— Supplied data —
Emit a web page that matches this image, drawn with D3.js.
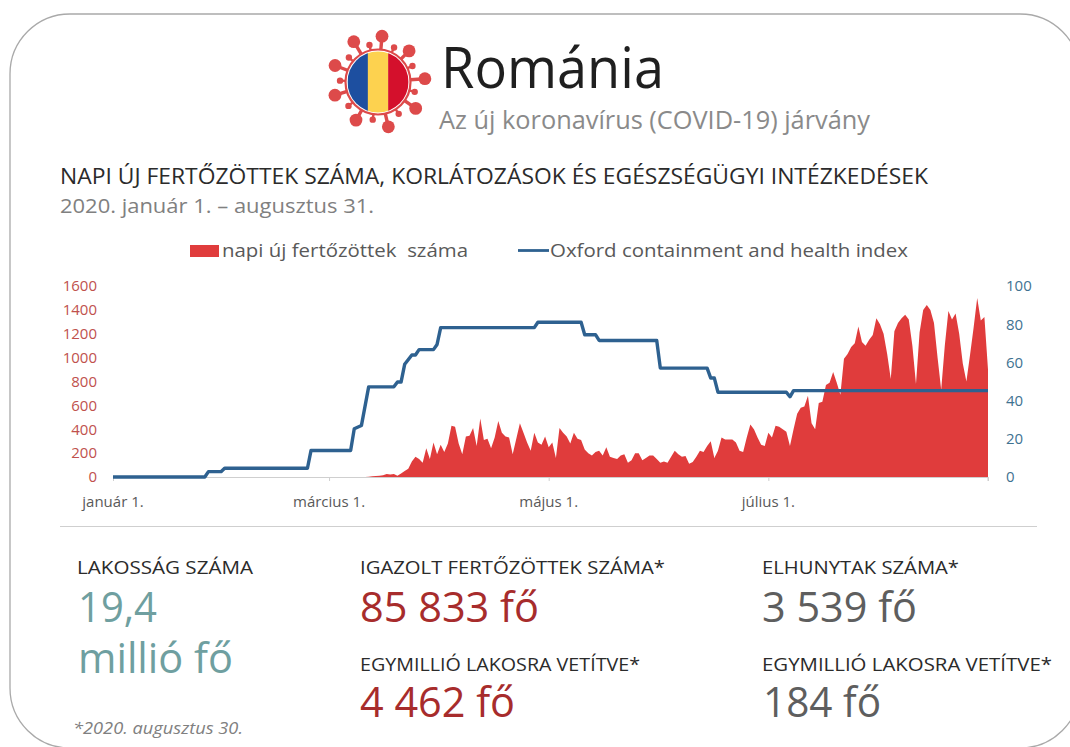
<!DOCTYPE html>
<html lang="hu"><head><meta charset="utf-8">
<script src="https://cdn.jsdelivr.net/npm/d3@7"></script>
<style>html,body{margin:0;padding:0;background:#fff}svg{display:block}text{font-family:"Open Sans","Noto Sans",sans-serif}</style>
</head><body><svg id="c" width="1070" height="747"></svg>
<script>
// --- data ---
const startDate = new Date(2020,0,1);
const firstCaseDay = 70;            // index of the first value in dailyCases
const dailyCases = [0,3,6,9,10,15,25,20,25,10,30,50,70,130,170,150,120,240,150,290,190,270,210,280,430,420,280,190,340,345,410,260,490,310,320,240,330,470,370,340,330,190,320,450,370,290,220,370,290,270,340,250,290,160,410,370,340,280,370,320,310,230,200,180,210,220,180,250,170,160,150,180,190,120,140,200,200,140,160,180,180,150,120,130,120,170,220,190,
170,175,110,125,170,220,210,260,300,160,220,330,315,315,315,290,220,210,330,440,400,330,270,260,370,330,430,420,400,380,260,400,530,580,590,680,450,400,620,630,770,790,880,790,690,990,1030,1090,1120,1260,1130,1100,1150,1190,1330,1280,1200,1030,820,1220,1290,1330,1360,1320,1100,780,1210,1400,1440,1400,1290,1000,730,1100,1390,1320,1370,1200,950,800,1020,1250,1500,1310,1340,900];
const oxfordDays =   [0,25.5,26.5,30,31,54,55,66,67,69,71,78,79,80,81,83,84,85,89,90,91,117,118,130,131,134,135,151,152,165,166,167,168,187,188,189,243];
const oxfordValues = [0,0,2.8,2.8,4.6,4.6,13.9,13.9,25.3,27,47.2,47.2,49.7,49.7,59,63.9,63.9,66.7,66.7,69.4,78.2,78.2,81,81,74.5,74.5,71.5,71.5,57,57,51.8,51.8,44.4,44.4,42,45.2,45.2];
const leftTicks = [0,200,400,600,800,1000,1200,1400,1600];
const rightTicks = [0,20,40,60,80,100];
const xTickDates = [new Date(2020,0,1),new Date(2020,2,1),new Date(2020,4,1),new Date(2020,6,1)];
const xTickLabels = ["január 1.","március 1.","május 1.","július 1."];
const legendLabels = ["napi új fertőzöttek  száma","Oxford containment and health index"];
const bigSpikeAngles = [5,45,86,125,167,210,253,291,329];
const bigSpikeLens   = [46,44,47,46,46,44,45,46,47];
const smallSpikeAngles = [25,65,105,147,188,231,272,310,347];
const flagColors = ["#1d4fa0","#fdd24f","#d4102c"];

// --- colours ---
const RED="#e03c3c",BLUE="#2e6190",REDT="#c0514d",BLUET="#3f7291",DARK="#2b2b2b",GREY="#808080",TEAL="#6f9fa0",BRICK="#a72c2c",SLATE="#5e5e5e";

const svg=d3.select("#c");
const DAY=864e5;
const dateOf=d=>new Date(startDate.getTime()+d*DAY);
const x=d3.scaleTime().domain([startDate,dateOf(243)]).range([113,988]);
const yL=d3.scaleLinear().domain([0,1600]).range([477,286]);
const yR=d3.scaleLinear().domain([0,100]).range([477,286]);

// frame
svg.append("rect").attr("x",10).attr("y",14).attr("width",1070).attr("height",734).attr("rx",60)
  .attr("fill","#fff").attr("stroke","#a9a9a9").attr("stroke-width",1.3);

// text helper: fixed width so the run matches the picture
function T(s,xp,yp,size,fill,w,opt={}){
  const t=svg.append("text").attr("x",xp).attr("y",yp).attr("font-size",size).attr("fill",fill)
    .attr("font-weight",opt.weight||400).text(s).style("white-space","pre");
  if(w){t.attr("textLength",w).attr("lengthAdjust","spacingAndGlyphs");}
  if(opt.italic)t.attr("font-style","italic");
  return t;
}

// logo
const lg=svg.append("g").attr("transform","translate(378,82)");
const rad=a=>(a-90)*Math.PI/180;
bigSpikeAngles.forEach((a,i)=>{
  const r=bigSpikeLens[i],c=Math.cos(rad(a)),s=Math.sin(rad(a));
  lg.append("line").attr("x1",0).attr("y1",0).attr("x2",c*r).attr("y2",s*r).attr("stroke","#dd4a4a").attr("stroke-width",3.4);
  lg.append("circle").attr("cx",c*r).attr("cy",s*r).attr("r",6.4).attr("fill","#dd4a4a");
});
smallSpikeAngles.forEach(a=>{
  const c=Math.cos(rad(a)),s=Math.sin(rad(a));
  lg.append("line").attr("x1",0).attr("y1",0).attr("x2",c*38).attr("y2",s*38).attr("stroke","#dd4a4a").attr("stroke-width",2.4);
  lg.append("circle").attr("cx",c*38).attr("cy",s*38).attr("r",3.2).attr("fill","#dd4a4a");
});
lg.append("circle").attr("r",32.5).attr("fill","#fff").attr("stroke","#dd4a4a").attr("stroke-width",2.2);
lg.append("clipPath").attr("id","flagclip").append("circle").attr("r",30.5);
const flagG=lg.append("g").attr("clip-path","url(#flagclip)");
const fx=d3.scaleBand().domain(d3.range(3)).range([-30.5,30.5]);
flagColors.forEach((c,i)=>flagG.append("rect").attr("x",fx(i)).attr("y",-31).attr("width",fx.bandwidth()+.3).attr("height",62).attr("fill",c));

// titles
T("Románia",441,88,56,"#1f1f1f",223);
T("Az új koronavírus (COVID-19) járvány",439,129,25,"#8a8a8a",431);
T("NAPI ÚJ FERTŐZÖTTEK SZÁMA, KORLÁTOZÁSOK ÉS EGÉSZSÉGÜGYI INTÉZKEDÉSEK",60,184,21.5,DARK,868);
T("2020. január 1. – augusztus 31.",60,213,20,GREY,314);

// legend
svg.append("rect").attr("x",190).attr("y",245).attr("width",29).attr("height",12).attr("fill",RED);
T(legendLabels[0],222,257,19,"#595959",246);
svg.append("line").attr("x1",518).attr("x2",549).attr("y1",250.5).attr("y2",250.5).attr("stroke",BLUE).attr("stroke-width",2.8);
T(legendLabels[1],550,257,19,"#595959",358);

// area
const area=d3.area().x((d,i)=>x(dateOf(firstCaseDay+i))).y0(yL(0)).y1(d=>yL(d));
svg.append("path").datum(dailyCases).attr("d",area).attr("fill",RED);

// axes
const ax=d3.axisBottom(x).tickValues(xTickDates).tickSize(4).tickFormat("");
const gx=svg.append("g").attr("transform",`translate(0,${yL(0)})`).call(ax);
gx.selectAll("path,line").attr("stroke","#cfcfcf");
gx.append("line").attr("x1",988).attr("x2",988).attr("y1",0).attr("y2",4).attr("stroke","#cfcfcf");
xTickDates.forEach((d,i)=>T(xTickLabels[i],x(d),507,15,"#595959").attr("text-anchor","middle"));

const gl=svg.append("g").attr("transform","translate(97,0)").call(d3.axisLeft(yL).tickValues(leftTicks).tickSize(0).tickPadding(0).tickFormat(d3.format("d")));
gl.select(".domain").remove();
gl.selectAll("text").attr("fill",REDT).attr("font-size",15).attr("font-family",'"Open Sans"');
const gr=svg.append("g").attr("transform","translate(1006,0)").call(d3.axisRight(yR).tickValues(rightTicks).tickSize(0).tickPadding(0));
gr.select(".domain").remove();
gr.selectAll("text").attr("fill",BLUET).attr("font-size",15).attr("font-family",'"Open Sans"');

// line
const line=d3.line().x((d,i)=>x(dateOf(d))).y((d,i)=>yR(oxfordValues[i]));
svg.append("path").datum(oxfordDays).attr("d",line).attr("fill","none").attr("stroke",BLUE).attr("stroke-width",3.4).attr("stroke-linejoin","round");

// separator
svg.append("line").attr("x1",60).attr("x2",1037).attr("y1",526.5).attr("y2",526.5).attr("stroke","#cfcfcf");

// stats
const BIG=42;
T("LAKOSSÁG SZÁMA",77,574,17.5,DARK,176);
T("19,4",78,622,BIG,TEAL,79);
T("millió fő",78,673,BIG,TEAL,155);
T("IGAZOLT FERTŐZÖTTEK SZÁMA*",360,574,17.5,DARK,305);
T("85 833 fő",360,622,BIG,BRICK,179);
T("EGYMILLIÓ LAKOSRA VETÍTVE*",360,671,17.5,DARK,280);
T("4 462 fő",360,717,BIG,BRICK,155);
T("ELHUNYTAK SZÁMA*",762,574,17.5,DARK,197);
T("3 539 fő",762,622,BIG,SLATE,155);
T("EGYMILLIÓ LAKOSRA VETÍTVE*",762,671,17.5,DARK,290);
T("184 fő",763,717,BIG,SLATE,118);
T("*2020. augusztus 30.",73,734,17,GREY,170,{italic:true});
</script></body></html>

— Instruction —
Scan the material above. Copy each line where "matches" occurs.

— Solution —
Emit a web page that matches this image, drawn with D3.js.
// text helper: fixed width so the run matches the picture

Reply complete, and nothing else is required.